PROBLEM: Repeat the material verbatim and drop the pictures.
Start of PROVIDED ENTRIES
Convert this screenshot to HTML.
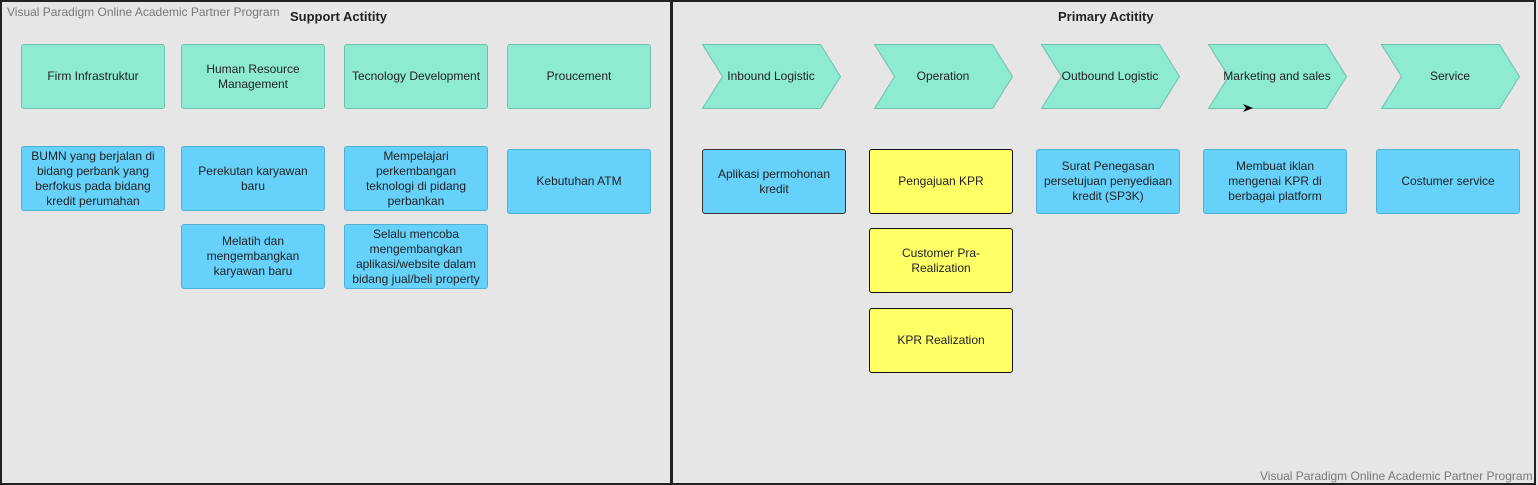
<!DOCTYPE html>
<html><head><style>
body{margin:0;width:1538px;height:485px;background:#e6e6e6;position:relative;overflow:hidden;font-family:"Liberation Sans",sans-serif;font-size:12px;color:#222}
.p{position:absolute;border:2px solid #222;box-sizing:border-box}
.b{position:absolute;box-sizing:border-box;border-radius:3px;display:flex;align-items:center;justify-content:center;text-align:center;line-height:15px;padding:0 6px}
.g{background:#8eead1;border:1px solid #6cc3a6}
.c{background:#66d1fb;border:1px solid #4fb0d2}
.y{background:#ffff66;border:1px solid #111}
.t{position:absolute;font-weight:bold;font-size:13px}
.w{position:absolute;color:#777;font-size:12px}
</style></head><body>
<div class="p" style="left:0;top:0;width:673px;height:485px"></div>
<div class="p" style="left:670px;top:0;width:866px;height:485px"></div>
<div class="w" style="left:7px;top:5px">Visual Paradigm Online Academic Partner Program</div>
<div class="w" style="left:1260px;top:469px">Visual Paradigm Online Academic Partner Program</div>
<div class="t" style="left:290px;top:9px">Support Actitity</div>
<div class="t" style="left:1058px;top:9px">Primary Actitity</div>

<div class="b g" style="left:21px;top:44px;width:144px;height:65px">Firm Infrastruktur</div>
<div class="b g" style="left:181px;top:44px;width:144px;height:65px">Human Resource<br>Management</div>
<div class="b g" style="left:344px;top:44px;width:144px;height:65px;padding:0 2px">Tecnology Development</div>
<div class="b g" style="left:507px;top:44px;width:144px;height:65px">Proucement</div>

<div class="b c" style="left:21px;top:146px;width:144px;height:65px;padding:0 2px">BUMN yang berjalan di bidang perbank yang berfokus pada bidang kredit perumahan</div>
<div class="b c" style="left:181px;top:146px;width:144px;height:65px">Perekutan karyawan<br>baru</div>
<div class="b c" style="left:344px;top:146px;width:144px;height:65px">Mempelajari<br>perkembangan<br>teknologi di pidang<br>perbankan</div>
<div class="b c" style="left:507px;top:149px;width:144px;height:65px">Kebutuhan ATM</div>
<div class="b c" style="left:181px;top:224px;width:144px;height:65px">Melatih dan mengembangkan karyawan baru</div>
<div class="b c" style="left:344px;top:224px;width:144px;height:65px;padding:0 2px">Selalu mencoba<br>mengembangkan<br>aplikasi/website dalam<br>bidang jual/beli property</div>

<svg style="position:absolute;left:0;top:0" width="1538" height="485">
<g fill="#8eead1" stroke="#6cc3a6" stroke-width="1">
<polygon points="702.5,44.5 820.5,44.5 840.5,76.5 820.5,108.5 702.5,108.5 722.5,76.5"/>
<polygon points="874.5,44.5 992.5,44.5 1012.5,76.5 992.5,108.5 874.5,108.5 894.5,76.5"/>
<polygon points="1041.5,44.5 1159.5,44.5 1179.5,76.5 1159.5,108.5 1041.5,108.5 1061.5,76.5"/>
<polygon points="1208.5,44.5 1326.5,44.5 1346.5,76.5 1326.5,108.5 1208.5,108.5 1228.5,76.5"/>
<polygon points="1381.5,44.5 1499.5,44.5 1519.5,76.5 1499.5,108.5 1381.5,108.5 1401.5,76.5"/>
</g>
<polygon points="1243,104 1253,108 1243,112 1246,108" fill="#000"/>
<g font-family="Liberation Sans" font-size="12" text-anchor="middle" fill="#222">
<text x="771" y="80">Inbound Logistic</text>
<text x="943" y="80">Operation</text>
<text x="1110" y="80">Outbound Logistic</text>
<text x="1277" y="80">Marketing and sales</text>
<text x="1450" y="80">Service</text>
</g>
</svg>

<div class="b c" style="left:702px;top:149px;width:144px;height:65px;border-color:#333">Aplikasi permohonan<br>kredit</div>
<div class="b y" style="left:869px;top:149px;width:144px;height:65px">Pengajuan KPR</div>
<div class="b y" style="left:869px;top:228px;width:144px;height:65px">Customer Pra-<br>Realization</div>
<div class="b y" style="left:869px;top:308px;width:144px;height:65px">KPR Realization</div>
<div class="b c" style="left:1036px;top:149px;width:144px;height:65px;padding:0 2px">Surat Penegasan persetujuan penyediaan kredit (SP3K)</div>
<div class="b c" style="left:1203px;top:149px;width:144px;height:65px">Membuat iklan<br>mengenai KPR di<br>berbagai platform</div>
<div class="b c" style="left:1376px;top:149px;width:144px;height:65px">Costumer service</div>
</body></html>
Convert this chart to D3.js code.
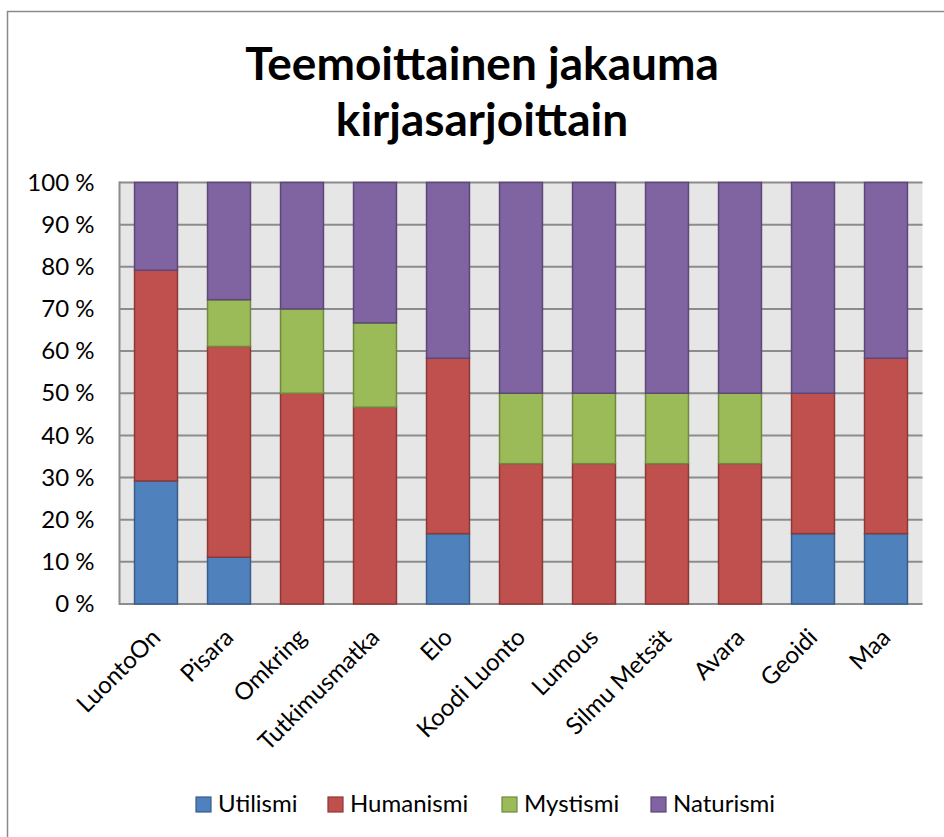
End of PROVIDED ENTRIES
OUTPUT FOR THIS TASK:
Convert this screenshot to HTML.
<!DOCTYPE html>
<html><head><style>
body{margin:0;width:1538px;height:485px;background:#e6e6e6;position:relative;overflow:hidden;font-family:"Liberation Sans",sans-serif;font-size:12px;color:#222}
.p{position:absolute;border:2px solid #222;box-sizing:border-box}
.b{position:absolute;box-sizing:border-box;border-radius:3px;display:flex;align-items:center;justify-content:center;text-align:center;line-height:15px;padding:0 6px}
.g{background:#8eead1;border:1px solid #6cc3a6}
.c{background:#66d1fb;border:1px solid #4fb0d2}
.y{background:#ffff66;border:1px solid #111}
.t{position:absolute;font-weight:bold;font-size:13px}
.w{position:absolute;color:#777;font-size:12px}
</style></head><body>
<div class="p" style="left:0;top:0;width:673px;height:485px"></div>
<div class="p" style="left:670px;top:0;width:866px;height:485px"></div>
<div class="w" style="left:7px;top:5px">Visual Paradigm Online Academic Partner Program</div>
<div class="w" style="left:1260px;top:469px">Visual Paradigm Online Academic Partner Program</div>
<div class="t" style="left:290px;top:9px">Support Actitity</div>
<div class="t" style="left:1058px;top:9px">Primary Actitity</div>

<div class="b g" style="left:21px;top:44px;width:144px;height:65px">Firm Infrastruktur</div>
<div class="b g" style="left:181px;top:44px;width:144px;height:65px">Human Resource<br>Management</div>
<div class="b g" style="left:344px;top:44px;width:144px;height:65px;padding:0 2px">Tecnology Development</div>
<div class="b g" style="left:507px;top:44px;width:144px;height:65px">Proucement</div>

<div class="b c" style="left:21px;top:146px;width:144px;height:65px;padding:0 2px">BUMN yang berjalan di bidang perbank yang berfokus pada bidang kredit perumahan</div>
<div class="b c" style="left:181px;top:146px;width:144px;height:65px">Perekutan karyawan<br>baru</div>
<div class="b c" style="left:344px;top:146px;width:144px;height:65px">Mempelajari<br>perkembangan<br>teknologi di pidang<br>perbankan</div>
<div class="b c" style="left:507px;top:149px;width:144px;height:65px">Kebutuhan ATM</div>
<div class="b c" style="left:181px;top:224px;width:144px;height:65px">Melatih dan mengembangkan karyawan baru</div>
<div class="b c" style="left:344px;top:224px;width:144px;height:65px;padding:0 2px">Selalu mencoba<br>mengembangkan<br>aplikasi/website dalam<br>bidang jual/beli property</div>

<svg style="position:absolute;left:0;top:0" width="1538" height="485">
<g fill="#8eead1" stroke="#6cc3a6" stroke-width="1">
<polygon points="702.5,44.5 820.5,44.5 840.5,76.5 820.5,108.5 702.5,108.5 722.5,76.5"/>
<polygon points="874.5,44.5 992.5,44.5 1012.5,76.5 992.5,108.5 874.5,108.5 894.5,76.5"/>
<polygon points="1041.5,44.5 1159.5,44.5 1179.5,76.5 1159.5,108.5 1041.5,108.5 1061.5,76.5"/>
<polygon points="1208.5,44.5 1326.5,44.5 1346.5,76.5 1326.5,108.5 1208.5,108.5 1228.5,76.5"/>
<polygon points="1381.5,44.5 1499.5,44.5 1519.5,76.5 1499.5,108.5 1381.5,108.5 1401.5,76.5"/>
</g>
<polygon points="1243,104 1253,108 1243,112 1246,108" fill="#000"/>
<g font-family="Liberation Sans" font-size="12" text-anchor="middle" fill="#222">
<text x="771" y="80">Inbound Logistic</text>
<text x="943" y="80">Operation</text>
<text x="1110" y="80">Outbound Logistic</text>
<text x="1277" y="80">Marketing and sales</text>
<text x="1450" y="80">Service</text>
</g>
</svg>

<div class="b c" style="left:702px;top:149px;width:144px;height:65px;border-color:#333">Aplikasi permohonan<br>kredit</div>
<div class="b y" style="left:869px;top:149px;width:144px;height:65px">Pengajuan KPR</div>
<div class="b y" style="left:869px;top:228px;width:144px;height:65px">Customer Pra-<br>Realization</div>
<div class="b y" style="left:869px;top:308px;width:144px;height:65px">KPR Realization</div>
<div class="b c" style="left:1036px;top:149px;width:144px;height:65px;padding:0 2px">Surat Penegasan persetujuan penyediaan kredit (SP3K)</div>
<div class="b c" style="left:1203px;top:149px;width:144px;height:65px">Membuat iklan<br>mengenai KPR di<br>berbagai platform</div>
<div class="b c" style="left:1376px;top:149px;width:144px;height:65px">Costumer service</div>
</body></html>
Convert this chart to D3.js code.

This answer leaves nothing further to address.